One minister that has been leading this push for over a year now and was quoted in Kathryn Joyce’s piece, which we featured in this post here, has provocatively titled one of his new posts Don’t Adopt[The Christian Post 10/14/11 by Russell Moore]

He seems to be moving onto the correct path. He is not quite there yet. But we have hope. We will fill in some of the missing details for him (in red text.)

“If you want your “dream baby,” do not adopt or foster a child: buy a cat and make-believe. Adopting an orphan isn’t ordering a consumer item or buying a pet. Such a mindset hurts the child, and countless other children and families. Adoption is about taking on risk as cross-bearing love.” [He is right about risks but he still is flaming the “spiritual reward” by associating adoption with cross-bearing love.]

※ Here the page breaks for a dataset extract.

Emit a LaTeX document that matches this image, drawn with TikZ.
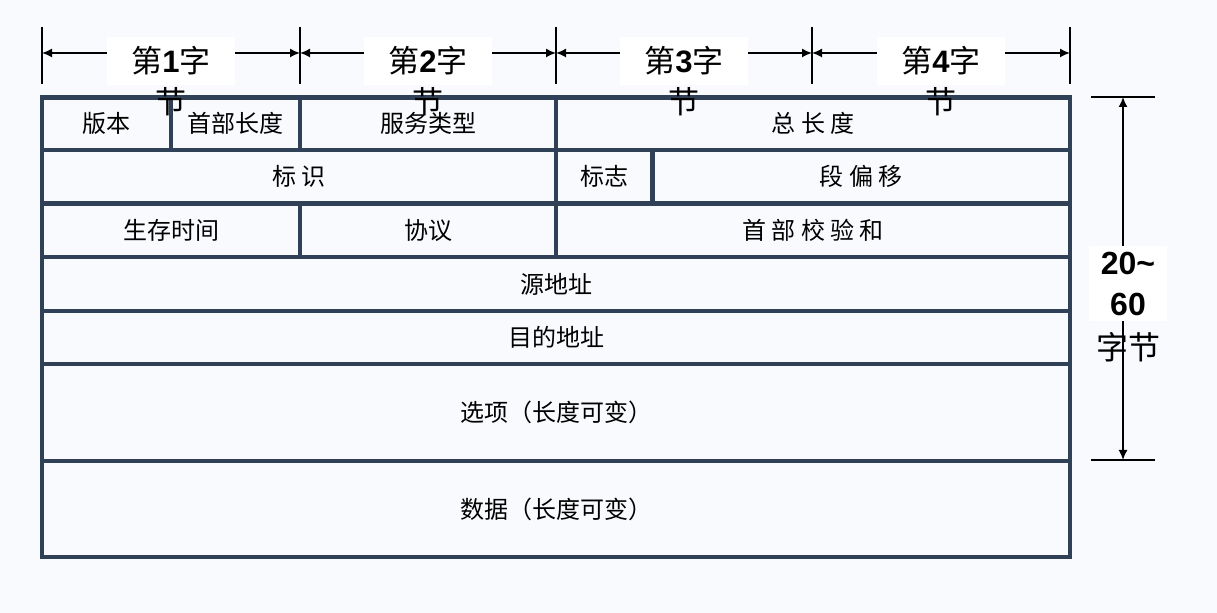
\documentclass[tikz,border=0pt]{standalone}
\usepackage{fontspec}
\setmainfont{Noto Sans CJK SC}
\newfontfamily\arial{Liberation Sans}
\usetikzlibrary{arrows.meta}
\definecolor{frame}{RGB}{48,64,86}
\definecolor{paper}{RGB}{249,250,253}

\begin{document}
\begin{tikzpicture}[x=0.5pt, y=-0.5pt,
    cell/.style={draw=frame, line width=2.2pt, inner sep=0pt, font=\fontsize{12}{14}\selectfont},
    dimline/.style={line width=0.8pt},
    dimarrow/.style={line width=0.8pt, {Latex[length=5pt,width=4.5pt]}-{Latex[length=5pt,width=4.5pt]}},
    bytelabel/.style={fill=white, inner xsep=12pt, inner ysep=5pt, font=\fontsize{15.5}{20}\selectfont}]

    % Background
    \fill[paper] (0,0) rectangle (1217,613);

    % Header fields
    \foreach \nm/\xa/\ya/\xb/\yb/\txt in {
        version/42/97.5/171/150/{版本},
        ihl/171/97.5/300/150/{首部长度},
        tos/300/97.5/556/150/{服务类型},
        totlen/556/97.5/1070/150/{总\ 长\ 度},
        ident/42/150/556/203.5/{标\ 识},
        flags/556/150/652.5/203.5/{标志},
        fragoff/652.5/150/1070/203.5/{段\ 偏\ 移},
        ttl/42/203.5/300/257/{生存时间},
        proto/300/203.5/556/257/{协议},
        hdrsum/556/203.5/1070/257/{首\ 部\ 校\ 验\ 和},
        srcaddr/42/257/1070/311/{源地址},
        dstaddr/42/311/1070/364/{目的地址},
        options/42/364/1070/461/{选项（长度可变）},
        payload/42/461/1070/557/{数据（长度可变）}}
        \node[cell, minimum width={(\xb-\xa)*0.5pt}, minimum height={(\yb-\ya)*0.5pt}]
            (\nm) at ({(\xa+\xb)/2},{(\ya+\yb)/2}) {\txt};

    % Byte ticks on top
    \foreach \i/\x in {0/42,1/300,2/556,3/812,4/1070} {
        \draw[dimline] (\x,27) -- (\x,84);
        \coordinate (tick\i) at (\x,53);
    }

    % Byte arrows and labels
    \foreach \i/\j/\n in {0/1/1,1/2/2,2/3/3,3/4/4} {
        \draw[dimarrow] (tick\i) -- (tick\j)
            node[midway, yshift=-4pt, bytelabel] (byte\n) {第{\arial\bfseries \n}字};
        \node[font=\fontsize{15.5}{20}\selectfont, inner sep=0pt] (tail\n)
            at ([yshift=-20.5pt]byte\n.center) {节};
    }

    % Total length on the right
    \draw[dimline] (1091,97) -- (1155,97);
    \draw[dimline] (1091,460) -- (1155,460);
    \coordinate (htop) at (1123,97);
    \coordinate (hbot) at (1123,460);
    \draw[dimarrow] (htop) -- (hbot)
        node[midway, xshift=2.5pt, yshift=-2.5pt, fill=white, inner xsep=6pt, inner ysep=3pt,
             align=center, font=\fontsize{16}{20.5}\selectfont\arial\bfseries] (span) {20\textasciitilde\\60};
    \node[font=\fontsize{16}{20}\selectfont, inner sep=0pt] (spanunit)
        at ([yshift=-31.75pt]span.center) {字节};

\end{tikzpicture}
\end{document}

“For years, I’ve called Christian churches and families to our James 1:27 mandate to care for widows and orphans in their distress, to live out the adoption we’ve received in the gospel by adopting and fostering children. At the same time, I’ve maintained that, while every Christian is called to care for orphans and widows, not every Christian is called to adopt or foster. As a matter of fact, there are many who, and I say this emphatically, should not.” [This sounds good on the surface but he doesn’t choose to give any examples. He still leaning towards that “battalion of Christians ready to adopt, foster, and minister to orphans.” If only that included in-depth preparation accompanied with ruling out those that shouldn’t adopt through meaningful homestudies instead of the rubberstamped kind that we have now, then he would be on the correct path.]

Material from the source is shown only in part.